**Data supplied:**
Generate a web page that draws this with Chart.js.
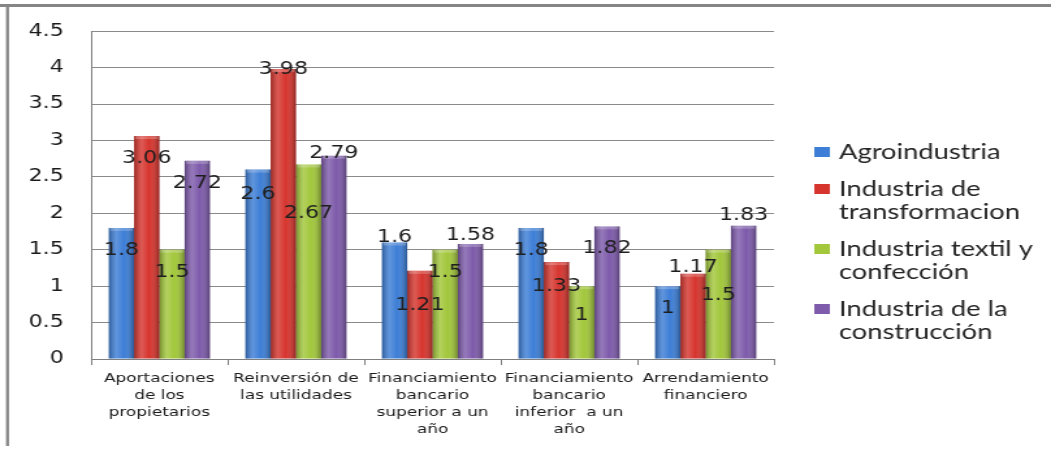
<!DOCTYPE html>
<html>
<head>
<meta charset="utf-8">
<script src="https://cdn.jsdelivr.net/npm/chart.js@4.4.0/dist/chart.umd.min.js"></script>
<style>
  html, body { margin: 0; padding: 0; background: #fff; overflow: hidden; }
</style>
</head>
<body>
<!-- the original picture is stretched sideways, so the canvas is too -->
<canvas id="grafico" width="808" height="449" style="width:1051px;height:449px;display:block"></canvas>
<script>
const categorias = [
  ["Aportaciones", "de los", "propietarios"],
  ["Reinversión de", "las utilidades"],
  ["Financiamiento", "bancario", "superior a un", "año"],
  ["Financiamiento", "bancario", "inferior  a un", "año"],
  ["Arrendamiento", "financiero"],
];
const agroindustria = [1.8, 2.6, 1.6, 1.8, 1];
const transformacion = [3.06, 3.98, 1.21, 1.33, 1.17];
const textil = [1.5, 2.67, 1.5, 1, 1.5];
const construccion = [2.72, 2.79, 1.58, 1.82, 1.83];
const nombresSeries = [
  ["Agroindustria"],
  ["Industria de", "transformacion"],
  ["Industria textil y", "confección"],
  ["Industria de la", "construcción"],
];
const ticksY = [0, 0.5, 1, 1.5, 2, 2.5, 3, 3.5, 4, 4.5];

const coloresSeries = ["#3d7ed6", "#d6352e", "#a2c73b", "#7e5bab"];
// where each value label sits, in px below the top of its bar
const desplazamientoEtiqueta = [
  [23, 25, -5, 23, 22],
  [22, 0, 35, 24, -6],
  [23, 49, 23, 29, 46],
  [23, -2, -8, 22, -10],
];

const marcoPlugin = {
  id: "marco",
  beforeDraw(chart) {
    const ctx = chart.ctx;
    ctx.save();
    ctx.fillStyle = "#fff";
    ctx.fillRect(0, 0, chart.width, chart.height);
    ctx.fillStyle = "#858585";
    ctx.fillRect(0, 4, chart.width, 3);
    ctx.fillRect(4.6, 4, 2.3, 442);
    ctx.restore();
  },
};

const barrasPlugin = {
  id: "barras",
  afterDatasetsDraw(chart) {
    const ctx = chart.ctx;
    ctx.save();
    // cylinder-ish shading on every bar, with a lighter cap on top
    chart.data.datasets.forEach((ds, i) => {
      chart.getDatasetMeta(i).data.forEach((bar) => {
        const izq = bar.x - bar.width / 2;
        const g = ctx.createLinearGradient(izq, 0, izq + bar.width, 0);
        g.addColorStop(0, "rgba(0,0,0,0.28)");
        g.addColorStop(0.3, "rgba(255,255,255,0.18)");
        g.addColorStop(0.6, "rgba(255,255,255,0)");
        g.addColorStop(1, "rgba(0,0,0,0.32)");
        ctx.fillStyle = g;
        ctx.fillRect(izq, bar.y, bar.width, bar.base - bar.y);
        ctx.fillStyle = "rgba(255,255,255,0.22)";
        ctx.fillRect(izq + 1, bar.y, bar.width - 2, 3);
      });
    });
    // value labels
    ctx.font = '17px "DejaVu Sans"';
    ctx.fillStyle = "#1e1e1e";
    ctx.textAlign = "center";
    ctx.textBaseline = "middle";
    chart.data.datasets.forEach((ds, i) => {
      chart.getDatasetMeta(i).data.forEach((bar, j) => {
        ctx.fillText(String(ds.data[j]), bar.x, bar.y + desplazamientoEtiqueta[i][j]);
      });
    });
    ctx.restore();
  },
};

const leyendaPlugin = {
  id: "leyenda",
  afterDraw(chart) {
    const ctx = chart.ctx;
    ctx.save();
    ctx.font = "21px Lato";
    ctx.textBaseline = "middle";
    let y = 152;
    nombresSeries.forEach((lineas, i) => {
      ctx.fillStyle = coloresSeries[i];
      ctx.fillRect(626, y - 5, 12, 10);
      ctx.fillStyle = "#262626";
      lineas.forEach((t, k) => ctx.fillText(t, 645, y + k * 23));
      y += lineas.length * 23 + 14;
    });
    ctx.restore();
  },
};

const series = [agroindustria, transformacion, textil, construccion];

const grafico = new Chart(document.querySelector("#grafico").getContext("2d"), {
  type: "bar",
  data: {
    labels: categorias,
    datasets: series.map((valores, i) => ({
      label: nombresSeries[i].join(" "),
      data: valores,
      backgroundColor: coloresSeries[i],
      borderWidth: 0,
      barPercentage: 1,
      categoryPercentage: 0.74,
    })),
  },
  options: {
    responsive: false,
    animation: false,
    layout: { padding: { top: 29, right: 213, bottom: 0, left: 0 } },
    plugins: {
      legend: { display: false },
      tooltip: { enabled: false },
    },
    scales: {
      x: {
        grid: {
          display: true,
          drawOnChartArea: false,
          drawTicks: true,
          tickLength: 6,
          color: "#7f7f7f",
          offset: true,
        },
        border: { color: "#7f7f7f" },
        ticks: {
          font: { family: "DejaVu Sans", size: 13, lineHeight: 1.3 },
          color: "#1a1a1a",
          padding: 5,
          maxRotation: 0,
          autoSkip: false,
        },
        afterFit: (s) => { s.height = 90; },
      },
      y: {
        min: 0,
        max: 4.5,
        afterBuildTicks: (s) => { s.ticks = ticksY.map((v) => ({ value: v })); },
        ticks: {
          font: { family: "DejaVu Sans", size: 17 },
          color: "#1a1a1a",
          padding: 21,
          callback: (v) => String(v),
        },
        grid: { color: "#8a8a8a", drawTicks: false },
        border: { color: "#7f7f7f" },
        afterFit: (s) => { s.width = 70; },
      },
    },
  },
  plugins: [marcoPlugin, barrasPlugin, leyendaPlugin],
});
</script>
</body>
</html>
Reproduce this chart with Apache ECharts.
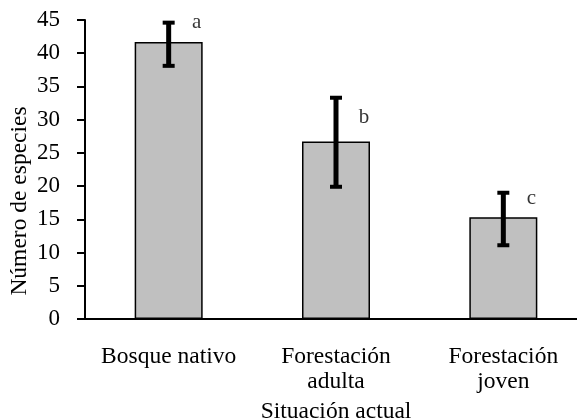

**Given request:** Tell how many lines include "this". The number is the whole answer.

**Solution to the exercise:** 2